On appeal, the First Department unanimously affirmed Guevara’s conviction, holding that his constitutional right to counsel had indeed been violated but that the error was harmless. The court relied on the fact that defense counsel was “provided with a copy of the expert’s report and permitted to cross-examine the expert on the stand.” Further, the court noted that Guevara was permitted to consult with and have his own expert present while the prosecution’s expert testified. The First Department saw no indications that counsel’s presence at the psychiatric examination “would have enhanced cross-examination” or would have “in any way affected the outcome.” Finally, the court explicitly rejected Guevara’s argument on appeal that this type of right to counsel violation requires automatic reversal.

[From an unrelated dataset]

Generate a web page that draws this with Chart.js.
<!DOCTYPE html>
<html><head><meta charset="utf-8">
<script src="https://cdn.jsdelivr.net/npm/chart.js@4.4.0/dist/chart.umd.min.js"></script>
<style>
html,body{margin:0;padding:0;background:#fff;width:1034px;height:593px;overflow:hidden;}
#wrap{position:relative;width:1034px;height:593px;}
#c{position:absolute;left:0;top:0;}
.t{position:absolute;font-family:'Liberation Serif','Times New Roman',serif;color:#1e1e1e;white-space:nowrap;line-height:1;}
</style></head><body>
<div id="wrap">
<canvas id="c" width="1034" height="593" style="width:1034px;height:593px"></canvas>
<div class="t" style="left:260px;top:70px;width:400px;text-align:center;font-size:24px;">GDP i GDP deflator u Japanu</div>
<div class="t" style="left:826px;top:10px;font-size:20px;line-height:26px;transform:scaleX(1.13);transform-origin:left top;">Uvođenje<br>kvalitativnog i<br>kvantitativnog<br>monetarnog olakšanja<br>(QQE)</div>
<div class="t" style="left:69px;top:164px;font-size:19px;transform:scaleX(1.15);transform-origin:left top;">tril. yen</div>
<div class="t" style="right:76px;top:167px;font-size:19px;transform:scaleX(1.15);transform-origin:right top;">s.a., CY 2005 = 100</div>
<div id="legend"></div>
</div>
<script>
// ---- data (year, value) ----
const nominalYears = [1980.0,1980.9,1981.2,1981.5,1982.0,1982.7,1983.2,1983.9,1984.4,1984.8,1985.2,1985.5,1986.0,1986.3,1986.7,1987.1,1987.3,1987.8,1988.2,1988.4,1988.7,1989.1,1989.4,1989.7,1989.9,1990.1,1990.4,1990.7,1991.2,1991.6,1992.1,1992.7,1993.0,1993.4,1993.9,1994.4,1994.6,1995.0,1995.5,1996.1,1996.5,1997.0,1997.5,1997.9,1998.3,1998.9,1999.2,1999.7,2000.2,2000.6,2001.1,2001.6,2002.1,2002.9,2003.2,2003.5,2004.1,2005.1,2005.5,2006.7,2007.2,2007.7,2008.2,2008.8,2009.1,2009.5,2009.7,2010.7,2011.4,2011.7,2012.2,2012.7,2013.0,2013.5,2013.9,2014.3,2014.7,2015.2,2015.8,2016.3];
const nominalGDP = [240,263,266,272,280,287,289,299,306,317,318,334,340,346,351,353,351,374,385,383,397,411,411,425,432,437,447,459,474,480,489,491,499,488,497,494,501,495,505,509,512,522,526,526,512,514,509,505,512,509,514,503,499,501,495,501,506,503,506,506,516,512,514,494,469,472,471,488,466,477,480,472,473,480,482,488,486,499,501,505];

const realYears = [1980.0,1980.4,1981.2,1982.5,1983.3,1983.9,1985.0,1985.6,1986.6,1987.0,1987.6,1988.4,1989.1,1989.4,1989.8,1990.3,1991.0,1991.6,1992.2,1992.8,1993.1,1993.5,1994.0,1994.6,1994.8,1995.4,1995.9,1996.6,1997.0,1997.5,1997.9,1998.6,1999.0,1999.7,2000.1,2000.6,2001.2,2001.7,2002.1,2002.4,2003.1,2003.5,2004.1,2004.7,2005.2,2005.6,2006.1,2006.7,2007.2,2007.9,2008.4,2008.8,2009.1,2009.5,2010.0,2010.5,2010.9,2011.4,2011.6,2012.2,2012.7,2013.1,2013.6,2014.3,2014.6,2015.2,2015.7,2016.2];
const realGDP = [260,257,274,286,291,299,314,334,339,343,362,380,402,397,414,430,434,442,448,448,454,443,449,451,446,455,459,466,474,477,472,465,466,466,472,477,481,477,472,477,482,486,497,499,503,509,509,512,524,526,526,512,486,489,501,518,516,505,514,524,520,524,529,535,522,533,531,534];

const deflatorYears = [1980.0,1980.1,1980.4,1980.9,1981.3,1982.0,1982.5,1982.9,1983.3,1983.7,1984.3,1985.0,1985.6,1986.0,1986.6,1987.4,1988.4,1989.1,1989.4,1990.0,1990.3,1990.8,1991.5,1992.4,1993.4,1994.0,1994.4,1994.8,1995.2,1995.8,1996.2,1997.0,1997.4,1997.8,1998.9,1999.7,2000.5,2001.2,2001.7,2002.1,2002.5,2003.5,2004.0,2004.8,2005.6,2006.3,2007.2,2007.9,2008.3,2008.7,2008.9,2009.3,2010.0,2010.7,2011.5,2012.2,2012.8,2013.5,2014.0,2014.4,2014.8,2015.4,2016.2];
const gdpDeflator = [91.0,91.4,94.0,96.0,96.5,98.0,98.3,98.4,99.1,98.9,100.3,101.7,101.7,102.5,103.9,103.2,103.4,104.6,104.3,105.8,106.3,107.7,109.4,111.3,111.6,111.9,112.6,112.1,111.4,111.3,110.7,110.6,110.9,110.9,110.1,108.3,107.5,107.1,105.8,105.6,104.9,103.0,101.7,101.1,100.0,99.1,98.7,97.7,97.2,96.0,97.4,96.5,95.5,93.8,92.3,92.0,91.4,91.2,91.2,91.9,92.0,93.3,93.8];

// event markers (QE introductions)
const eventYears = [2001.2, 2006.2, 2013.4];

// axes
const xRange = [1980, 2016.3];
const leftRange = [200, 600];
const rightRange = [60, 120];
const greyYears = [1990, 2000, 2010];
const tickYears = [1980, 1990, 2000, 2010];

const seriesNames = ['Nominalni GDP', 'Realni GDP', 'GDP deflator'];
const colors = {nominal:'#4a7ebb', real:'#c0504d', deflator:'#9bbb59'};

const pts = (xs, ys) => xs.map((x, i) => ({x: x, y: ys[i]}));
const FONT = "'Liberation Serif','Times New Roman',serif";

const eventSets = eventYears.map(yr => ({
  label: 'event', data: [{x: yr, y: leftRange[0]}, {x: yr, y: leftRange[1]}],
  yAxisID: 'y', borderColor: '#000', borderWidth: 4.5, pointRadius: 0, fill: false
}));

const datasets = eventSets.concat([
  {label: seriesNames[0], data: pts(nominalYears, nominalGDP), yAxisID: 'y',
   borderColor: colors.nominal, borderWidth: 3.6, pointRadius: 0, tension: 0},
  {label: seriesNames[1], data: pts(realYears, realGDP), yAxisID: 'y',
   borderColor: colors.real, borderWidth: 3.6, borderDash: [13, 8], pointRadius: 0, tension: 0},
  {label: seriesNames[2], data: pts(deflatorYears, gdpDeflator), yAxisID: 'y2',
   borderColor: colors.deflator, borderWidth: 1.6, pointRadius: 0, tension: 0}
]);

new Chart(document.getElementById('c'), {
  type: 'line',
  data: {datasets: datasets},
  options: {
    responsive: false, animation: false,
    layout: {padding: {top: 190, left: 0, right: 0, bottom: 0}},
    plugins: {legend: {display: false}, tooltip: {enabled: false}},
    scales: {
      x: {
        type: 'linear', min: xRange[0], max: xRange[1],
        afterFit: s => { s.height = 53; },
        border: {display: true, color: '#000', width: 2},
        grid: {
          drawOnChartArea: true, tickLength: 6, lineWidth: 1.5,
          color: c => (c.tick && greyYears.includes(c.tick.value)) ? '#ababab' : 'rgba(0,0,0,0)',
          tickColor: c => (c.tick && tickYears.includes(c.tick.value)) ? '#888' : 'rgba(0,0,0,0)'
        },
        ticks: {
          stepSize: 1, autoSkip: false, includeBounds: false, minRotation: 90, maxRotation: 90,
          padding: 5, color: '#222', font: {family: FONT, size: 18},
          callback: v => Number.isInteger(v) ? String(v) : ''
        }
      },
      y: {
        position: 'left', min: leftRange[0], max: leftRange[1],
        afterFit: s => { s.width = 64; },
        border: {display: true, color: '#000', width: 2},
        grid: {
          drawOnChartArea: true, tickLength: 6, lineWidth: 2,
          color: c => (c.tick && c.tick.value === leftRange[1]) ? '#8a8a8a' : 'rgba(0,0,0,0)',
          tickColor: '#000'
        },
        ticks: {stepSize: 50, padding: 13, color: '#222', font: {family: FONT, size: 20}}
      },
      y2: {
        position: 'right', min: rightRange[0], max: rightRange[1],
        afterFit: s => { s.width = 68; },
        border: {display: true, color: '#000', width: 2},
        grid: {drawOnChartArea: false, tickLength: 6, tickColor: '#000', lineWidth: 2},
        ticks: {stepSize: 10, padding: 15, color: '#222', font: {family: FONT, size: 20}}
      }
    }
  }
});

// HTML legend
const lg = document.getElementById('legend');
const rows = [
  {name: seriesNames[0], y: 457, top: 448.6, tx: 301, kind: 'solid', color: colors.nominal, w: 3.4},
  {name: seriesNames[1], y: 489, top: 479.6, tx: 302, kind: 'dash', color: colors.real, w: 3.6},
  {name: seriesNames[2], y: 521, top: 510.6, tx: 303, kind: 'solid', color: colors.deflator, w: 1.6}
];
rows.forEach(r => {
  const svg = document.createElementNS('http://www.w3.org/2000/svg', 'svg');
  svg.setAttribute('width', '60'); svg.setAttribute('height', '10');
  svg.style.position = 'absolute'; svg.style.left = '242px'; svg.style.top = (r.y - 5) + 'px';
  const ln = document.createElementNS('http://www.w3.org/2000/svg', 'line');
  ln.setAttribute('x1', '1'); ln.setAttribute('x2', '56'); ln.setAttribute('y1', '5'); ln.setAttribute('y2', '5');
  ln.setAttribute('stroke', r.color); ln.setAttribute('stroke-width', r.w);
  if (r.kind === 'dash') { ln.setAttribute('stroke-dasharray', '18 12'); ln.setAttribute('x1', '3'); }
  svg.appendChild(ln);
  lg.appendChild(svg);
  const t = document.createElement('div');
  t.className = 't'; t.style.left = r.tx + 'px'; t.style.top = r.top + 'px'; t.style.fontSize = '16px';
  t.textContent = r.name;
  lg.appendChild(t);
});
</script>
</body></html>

Held: On SSM, in a short memorandum opinion, the court unanimously reversed the First Department and ordered a new trial because it “[could] not say that the error was harmless.” The court reaffirmed that a defendant’s Sixth Amendment right to counsel applies to pre-trial psychiatric examinations because these are a “critical stage of the prosecution.” The court applied the Crimmins standard, which requires that the prosecution—not the defendant—prove there was “no reasonable possibility” that the admission of the expert’s testimony “affected the jury’s verdict.”
CAL Observes: Although the Court of Appeals ordered the correct remedy, such an egregious violation of the right to counsel should have resulted in automatic rather than circumstance-specific reversal. As Justices Feld and Breitel noted in their dissents in Lee v. Cty. Ct. of Erie Cty., 27 N.Y.2d 432, 446-47 (1971), “to restrict a defendant’s right to a lawyer upon his pretrial mental examination … will frequently have the effect of substantially abridging, if not eliminating, every right he may have to the effective assistance of counsel in the preparation of his defense.” As a result, both justices argued that defense attorneys should not only be present at psychiatric examinations but should be permitted to take an “active role.” Unfortunately, they did not win the day. That we are now in a realm where multiple courts could countenance defense counsel being barred from a psychiatric exam as potentially “harmless” is a disturbing trend away from an already minimally protective rule. The right to counsel is fundamental, and where it is violated in this way, the violation is always harmful.